▶ [What the task requires]:
Exactly the lines from the one with "Recreate this image" through the one with "import * as", inclusive, are to be repeated, and the pictures are not.
-------- Data provided --------
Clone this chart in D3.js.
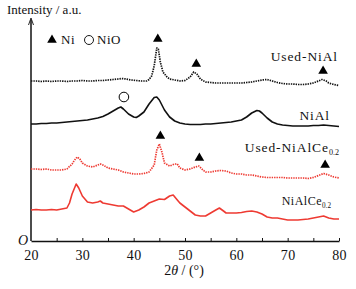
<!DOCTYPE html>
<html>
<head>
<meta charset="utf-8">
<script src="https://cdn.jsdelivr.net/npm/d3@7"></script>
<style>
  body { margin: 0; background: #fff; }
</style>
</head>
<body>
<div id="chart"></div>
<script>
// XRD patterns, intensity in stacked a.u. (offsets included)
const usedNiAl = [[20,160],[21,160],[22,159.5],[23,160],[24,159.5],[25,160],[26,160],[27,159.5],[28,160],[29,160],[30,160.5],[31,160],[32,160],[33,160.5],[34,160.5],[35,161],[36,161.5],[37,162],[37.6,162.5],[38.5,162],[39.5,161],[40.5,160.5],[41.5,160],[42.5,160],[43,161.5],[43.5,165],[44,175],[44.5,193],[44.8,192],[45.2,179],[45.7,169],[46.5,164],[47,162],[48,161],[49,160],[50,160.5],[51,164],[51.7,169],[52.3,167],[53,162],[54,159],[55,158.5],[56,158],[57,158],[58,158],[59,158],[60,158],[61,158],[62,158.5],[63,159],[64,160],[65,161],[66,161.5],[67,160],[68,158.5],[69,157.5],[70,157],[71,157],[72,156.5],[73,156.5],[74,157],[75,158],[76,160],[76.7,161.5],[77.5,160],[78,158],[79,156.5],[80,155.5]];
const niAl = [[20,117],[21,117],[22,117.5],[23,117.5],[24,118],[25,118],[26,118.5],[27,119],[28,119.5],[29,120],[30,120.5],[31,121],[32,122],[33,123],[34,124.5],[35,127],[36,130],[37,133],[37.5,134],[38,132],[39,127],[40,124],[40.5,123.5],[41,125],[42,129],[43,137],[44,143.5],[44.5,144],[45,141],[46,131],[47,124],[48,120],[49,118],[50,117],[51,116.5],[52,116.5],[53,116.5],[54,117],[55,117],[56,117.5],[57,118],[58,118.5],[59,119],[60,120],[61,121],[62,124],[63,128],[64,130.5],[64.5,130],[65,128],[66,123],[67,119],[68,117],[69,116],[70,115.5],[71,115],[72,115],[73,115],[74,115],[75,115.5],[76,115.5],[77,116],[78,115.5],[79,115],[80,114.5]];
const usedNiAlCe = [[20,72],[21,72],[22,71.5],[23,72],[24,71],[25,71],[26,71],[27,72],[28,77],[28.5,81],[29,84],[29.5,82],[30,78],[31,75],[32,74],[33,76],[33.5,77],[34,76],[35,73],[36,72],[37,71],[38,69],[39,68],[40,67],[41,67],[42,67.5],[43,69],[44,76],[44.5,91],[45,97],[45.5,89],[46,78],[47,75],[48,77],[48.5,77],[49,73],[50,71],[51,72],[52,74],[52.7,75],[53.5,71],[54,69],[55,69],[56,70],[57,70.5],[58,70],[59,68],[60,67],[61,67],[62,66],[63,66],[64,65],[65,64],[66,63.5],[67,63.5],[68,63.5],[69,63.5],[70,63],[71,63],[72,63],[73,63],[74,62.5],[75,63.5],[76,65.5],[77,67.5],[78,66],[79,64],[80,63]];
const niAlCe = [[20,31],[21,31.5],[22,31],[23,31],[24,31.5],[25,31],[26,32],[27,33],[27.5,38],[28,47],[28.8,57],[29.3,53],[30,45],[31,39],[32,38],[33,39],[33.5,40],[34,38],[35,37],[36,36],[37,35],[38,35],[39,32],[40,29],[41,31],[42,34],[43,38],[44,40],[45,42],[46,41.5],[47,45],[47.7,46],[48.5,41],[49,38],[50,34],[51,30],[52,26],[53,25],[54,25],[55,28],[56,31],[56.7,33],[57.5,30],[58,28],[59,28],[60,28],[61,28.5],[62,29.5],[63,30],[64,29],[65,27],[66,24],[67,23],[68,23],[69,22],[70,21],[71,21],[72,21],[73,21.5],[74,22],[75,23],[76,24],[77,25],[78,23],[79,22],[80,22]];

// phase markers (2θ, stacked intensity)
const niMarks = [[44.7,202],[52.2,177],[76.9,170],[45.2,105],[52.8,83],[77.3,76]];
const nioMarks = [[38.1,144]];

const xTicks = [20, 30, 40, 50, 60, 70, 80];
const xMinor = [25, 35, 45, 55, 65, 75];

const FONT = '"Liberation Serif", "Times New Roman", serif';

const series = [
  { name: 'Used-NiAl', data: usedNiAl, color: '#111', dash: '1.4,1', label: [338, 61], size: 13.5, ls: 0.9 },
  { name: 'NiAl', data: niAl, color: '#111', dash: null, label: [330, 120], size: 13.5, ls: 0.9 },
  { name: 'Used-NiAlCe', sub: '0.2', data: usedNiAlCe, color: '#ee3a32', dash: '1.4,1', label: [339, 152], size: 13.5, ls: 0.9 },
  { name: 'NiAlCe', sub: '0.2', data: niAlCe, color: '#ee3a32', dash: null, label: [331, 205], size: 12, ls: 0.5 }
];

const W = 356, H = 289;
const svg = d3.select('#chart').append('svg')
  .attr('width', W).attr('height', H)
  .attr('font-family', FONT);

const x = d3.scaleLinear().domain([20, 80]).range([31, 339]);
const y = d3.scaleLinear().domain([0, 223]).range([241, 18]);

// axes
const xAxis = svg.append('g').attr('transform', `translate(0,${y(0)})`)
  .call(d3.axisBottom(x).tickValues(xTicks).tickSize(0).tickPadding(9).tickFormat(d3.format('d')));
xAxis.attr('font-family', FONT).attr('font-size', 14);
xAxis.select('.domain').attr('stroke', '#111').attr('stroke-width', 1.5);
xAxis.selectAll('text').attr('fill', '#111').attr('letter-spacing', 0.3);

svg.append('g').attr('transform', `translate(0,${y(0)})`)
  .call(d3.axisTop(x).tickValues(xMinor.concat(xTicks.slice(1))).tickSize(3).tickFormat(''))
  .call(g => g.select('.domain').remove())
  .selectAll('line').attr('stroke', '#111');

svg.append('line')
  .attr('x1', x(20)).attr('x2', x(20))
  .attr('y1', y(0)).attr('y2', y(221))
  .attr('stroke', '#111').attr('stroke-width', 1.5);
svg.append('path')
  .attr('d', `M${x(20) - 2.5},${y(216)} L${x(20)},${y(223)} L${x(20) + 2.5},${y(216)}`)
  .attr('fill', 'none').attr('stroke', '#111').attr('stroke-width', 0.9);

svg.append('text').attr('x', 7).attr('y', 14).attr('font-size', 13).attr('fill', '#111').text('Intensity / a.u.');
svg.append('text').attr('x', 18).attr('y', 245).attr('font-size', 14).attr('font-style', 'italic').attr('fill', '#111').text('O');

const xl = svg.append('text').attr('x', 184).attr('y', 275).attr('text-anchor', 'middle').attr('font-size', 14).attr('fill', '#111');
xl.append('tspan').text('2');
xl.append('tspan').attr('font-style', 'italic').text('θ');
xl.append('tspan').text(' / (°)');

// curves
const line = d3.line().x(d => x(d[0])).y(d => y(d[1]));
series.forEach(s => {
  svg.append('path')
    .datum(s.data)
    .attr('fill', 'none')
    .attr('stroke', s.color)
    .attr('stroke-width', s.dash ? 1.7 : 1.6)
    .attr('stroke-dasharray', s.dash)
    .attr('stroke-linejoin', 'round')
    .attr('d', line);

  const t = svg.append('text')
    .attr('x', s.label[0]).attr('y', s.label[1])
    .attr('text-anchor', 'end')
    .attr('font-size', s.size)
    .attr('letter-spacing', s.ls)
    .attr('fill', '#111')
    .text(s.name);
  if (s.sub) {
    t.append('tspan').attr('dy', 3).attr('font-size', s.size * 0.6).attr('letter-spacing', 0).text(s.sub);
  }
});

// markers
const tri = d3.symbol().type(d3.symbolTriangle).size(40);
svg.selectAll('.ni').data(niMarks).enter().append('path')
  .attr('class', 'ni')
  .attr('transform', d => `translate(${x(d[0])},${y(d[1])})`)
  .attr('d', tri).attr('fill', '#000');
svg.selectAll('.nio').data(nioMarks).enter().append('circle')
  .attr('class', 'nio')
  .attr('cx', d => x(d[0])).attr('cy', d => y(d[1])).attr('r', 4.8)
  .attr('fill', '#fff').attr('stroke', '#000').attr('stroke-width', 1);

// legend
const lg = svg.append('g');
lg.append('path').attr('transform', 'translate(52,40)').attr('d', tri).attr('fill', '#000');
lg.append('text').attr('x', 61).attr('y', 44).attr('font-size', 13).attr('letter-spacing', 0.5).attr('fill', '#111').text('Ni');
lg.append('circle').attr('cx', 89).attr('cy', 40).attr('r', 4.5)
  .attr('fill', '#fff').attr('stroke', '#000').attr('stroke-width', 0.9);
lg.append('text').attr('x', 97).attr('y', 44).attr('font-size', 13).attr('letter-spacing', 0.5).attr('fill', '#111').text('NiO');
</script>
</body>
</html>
--------
-------- Data provided --------
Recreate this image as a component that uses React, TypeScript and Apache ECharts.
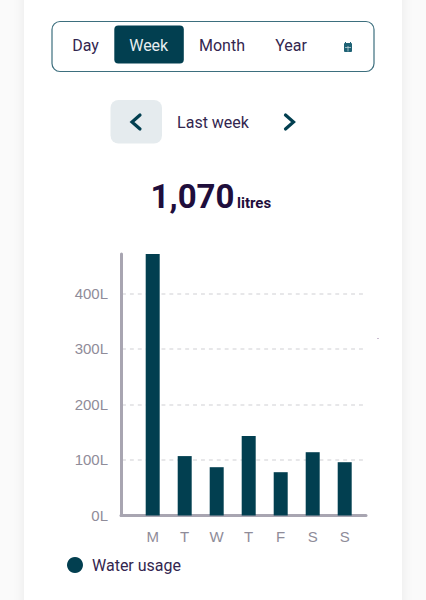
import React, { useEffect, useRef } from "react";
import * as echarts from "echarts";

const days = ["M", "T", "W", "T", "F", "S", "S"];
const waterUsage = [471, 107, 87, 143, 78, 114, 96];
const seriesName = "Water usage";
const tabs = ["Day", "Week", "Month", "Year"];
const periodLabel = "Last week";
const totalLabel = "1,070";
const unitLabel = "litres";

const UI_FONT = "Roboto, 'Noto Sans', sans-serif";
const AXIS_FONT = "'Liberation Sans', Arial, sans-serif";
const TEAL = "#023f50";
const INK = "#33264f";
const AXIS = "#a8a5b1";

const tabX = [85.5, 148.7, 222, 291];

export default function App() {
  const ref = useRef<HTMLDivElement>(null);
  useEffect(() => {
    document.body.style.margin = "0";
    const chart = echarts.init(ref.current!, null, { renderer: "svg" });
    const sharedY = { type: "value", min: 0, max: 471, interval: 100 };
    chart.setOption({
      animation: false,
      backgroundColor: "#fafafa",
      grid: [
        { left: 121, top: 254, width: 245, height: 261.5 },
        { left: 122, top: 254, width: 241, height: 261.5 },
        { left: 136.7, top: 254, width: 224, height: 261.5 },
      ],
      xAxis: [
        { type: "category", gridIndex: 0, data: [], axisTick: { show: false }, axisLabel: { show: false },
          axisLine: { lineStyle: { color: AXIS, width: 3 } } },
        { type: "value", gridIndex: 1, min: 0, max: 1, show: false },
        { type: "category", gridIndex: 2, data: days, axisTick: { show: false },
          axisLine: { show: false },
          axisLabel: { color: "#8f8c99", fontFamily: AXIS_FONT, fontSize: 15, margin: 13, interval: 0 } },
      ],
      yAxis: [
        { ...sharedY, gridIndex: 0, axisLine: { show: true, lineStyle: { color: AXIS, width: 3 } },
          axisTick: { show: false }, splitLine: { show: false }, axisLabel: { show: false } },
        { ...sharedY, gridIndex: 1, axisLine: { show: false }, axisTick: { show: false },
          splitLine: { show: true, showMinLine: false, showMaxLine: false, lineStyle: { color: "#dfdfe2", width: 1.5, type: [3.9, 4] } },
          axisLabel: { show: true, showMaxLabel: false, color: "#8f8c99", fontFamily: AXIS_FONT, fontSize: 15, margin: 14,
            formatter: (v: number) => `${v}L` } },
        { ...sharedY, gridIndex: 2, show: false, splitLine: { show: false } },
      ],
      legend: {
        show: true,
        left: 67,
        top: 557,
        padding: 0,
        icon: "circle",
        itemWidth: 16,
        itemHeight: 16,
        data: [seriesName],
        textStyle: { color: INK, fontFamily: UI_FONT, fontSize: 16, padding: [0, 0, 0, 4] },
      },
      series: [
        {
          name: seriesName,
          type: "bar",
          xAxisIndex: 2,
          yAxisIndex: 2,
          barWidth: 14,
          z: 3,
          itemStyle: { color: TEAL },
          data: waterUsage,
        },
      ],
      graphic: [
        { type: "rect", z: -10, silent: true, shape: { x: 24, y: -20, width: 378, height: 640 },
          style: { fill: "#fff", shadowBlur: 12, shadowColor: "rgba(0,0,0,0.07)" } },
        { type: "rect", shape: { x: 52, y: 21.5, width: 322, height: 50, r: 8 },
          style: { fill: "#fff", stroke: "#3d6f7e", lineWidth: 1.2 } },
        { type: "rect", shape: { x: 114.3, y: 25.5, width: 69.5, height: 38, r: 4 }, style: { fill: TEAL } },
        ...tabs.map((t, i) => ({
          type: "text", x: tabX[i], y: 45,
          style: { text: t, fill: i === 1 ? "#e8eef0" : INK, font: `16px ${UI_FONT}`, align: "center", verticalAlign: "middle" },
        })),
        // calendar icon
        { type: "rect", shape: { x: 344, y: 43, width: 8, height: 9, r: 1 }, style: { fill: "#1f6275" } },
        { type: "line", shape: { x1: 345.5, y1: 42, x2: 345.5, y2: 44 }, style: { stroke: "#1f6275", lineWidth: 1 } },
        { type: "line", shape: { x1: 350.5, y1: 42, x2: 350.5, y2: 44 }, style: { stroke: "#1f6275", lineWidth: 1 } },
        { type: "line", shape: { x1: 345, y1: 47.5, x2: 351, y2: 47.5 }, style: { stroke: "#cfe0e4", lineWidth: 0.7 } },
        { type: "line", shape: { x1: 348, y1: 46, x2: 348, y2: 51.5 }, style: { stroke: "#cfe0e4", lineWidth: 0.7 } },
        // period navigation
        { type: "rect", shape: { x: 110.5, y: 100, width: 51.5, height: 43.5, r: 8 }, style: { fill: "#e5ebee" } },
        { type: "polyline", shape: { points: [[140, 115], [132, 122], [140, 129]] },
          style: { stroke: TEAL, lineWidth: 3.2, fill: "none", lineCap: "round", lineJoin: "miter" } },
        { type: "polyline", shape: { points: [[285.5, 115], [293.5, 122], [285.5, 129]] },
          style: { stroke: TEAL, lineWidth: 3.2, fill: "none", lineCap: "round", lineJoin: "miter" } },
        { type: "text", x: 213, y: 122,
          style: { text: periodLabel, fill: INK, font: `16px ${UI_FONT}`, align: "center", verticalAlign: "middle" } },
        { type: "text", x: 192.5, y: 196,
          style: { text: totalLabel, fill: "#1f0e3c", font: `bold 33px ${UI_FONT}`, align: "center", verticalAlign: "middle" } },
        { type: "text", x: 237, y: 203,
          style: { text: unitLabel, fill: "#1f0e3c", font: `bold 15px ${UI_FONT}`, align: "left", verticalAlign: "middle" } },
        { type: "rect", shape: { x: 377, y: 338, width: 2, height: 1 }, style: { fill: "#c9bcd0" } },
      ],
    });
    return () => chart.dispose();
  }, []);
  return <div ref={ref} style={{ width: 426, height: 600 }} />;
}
--------
-------- Data provided --------
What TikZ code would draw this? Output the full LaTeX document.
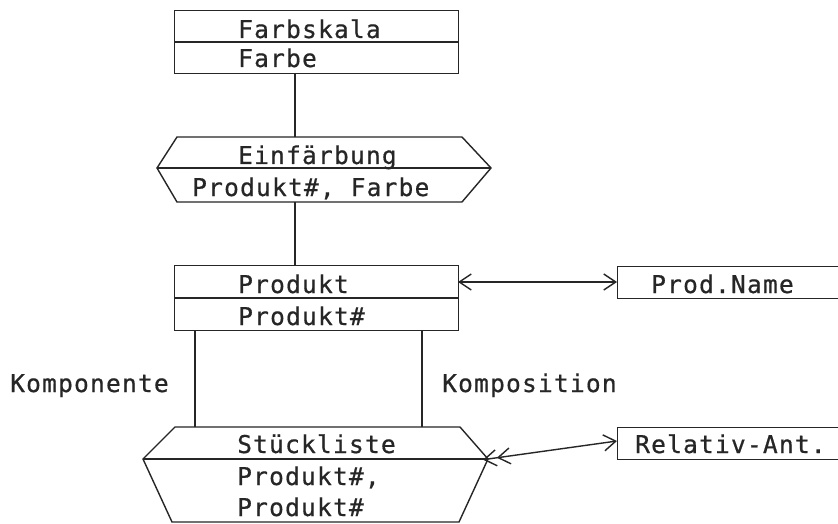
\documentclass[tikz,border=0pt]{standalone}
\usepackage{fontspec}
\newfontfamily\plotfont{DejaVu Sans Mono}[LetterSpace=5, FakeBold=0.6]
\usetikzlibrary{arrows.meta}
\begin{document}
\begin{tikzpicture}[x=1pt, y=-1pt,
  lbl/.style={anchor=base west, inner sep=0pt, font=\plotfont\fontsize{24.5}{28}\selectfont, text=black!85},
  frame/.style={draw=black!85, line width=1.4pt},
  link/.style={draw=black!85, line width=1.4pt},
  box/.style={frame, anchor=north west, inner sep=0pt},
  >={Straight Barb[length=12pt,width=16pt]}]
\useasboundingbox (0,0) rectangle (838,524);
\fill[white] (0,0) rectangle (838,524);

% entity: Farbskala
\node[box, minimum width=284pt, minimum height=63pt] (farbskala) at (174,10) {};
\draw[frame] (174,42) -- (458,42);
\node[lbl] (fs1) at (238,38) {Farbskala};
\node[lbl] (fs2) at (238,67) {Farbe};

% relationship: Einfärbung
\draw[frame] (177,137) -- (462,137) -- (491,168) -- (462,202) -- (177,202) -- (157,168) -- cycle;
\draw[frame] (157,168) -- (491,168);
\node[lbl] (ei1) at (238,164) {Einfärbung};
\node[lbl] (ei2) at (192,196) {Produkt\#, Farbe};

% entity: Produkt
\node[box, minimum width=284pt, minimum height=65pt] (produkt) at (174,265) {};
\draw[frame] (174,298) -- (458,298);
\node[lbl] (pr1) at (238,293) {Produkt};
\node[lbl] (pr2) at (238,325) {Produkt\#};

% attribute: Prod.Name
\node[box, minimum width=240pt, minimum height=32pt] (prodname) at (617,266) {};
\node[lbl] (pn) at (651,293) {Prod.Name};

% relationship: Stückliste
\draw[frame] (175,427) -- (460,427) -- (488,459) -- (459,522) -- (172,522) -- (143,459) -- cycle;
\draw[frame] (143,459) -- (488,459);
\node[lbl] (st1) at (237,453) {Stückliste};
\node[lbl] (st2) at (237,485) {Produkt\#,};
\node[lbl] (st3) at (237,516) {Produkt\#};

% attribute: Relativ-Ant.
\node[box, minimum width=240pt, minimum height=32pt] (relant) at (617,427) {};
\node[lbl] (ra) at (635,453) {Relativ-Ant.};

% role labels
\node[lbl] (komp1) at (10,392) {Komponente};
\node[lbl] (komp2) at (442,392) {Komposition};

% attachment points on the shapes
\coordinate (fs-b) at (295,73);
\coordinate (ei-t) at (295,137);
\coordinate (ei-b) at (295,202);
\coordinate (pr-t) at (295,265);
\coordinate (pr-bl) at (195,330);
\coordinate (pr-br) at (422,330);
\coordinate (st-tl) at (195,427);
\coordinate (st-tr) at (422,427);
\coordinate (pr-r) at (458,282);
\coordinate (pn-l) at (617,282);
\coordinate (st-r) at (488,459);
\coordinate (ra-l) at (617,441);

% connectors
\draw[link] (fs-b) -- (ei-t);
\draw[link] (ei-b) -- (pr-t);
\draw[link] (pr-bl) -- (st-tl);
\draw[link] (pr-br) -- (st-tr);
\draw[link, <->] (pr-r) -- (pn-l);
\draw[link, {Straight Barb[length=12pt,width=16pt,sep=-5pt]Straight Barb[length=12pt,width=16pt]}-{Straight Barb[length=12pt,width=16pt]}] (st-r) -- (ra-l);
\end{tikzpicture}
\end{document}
--------
▶ [Finished exercise]:
Recreate this image as a component that uses React, TypeScript and Apache ECharts.
import React, { useEffect, useRef } from "react";
import * as echarts from "echarts";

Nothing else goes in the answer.